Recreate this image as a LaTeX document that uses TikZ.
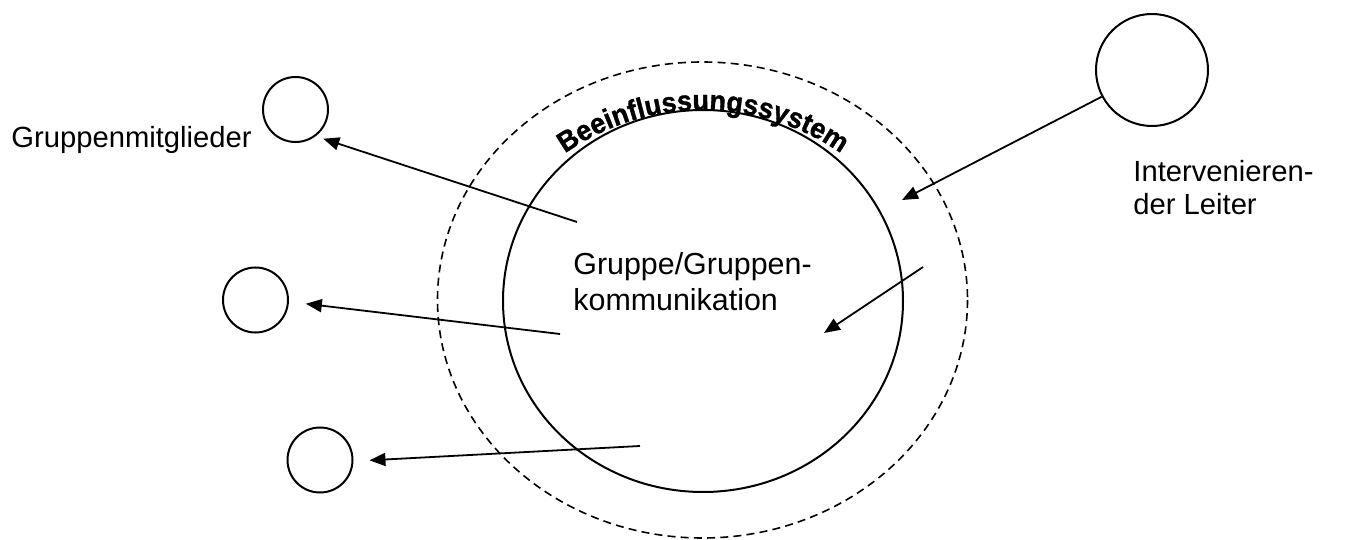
\documentclass[tikz,border=0pt]{standalone}
\usepackage{fontspec}
\setmainfont{Liberation Sans}
\newfontfamily\bogenfont[FakeStretch=0.95,FakeBold=1.2]{Liberation Sans}
\usetikzlibrary{arrows.meta,decorations.text}
\begin{document}
\begin{tikzpicture}[x=0.5pt,y=-0.5pt,
	person/.style={draw,circle,line width=1pt,inner sep=0pt,minimum size=32.5pt},
	label/.style={inner sep=0pt,font=\fontsize{14.6}{17}\selectfont,align=left},
	pfeil/.style={line width=0.9pt,-{Triangle[length=8pt,width=6.5pt]}}]
	\useasboundingbox (0,0) rectangle (1346,540);
	% Gruppe und Beeinflussungssystem
	\draw[line width=0.8pt,dash pattern=on 4pt off 2.6pt] (702.5,300) ellipse [x radius=265,y radius=238];
	\draw[line width=1pt] (703,301) ellipse [x radius=200,y radius=191];
	\path[decorate,decoration={text along path,text align=center,
		text={|\bogenfont\fontsize{14.2}{16}\selectfont\bfseries|Beeinflussungssystem}}]
		(703,351) ++(-126:241) arc [start angle=-126,end angle=-54,radius=241];
	\node[label,anchor=base west,font=\fontsize{15.2}{17.5}\selectfont] (grp) at (573,310) {Gruppe/Gruppen-\\kommunikation};
	% Mitglieder und Leiter
	\node[person] (m1) at (295.5,109.5) {};
	\node[person] (m2) at (255.5,300) {};
	\node[person] (m3) at (320,460) {};
	\node[person,minimum size=56pt] (ldr) at (1152,70) {};
	\node[label,anchor=base west] (mtxt) at (11,148) {Gruppenmitglieder};
	\node[label,anchor=base west] (ltxt) at (1133,215) {Intervenieren-\\der Leiter};
	% Pfeile
	\coordinate (s1) at (577,222);
	\coordinate (s2) at (560,334);
	\coordinate (s3) at (640,446);
	\coordinate (t4) at (902,200);
	\coordinate (s5) at (923,267);
	\coordinate (t5) at (824,333);
	\draw[pfeil,shorten >=4pt] (s1) -- (m1.-53);
	\draw[pfeil,shorten >=8.5pt] (s2) -- (m2.-3.5);
	\draw[pfeil,shorten >=8pt] (s3) -- (m3.-2.4);
	\draw[pfeil] (ldr.208) -- (t4);
	\draw[pfeil] (s5) -- (t5);
\end{tikzpicture}
\end{document}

:::

(TASK TO COMPLETE): Without the pictures, copy the material exactly as given.

(CORRECT RESULT):
Recreate this image as a LaTeX document that uses TikZ.
\documentclass[tikz,border=0pt]{standalone}
\usepackage{fontspec}
\setmainfont{Liberation Sans}
\newfontfamily\bogenfont[FakeStretch=0.95,FakeBold=1.2]{Liberation Sans}
\usetikzlibrary{arrows.meta,decorations.text}
\begin{document}
\begin{tikzpicture}[x=0.5pt,y=-0.5pt,
	person/.style={draw,circle,line width=1pt,inner sep=0pt,minimum size=32.5pt},
	label/.style={inner sep=0pt,font=\fontsize{14.6}{17}\selectfont,align=left},
	pfeil/.style={line width=0.9pt,-{Triangle[length=8pt,width=6.5pt]}}]
	\useasboundingbox (0,0) rectangle (1346,540);
	% Gruppe und Beeinflussungssystem
	\draw[line width=0.8pt,dash pattern=on 4pt off 2.6pt] (702.5,300) ellipse [x radius=265,y radius=238];
	\draw[line width=1pt] (703,301) ellipse [x radius=200,y radius=191];
	\path[decorate,decoration={text along path,text align=center,
		text={|\bogenfont\fontsize{14.2}{16}\selectfont\bfseries|Beeinflussungssystem}}]
		(703,351) ++(-126:241) arc [start angle=-126,end angle=-54,radius=241];
	\node[label,anchor=base west,font=\fontsize{15.2}{17.5}\selectfont] (grp) at (573,310) {Gruppe/Gruppen-\\kommunikation};
	% Mitglieder und Leiter
	\node[person] (m1) at (295.5,109.5) {};
	\node[person] (m2) at (255.5,300) {};
	\node[person] (m3) at (320,460) {};
	\node[person,minimum size=56pt] (ldr) at (1152,70) {};
	\node[label,anchor=base west] (mtxt) at (11,148) {Gruppenmitglieder};
	\node[label,anchor=base west] (ltxt) at (1133,215) {Intervenieren-\\der Leiter};
	% Pfeile
	\coordinate (s1) at (577,222);
	\coordinate (s2) at (560,334);
	\coordinate (s3) at (640,446);
	\coordinate (t4) at (902,200);
	\coordinate (s5) at (923,267);
	\coordinate (t5) at (824,333);
	\draw[pfeil,shorten >=4pt] (s1) -- (m1.-53);
	\draw[pfeil,shorten >=8.5pt] (s2) -- (m2.-3.5);
	\draw[pfeil,shorten >=8pt] (s3) -- (m3.-2.4);
	\draw[pfeil] (ldr.208) -- (t4);
	\draw[pfeil] (s5) -- (t5);
\end{tikzpicture}
\end{document}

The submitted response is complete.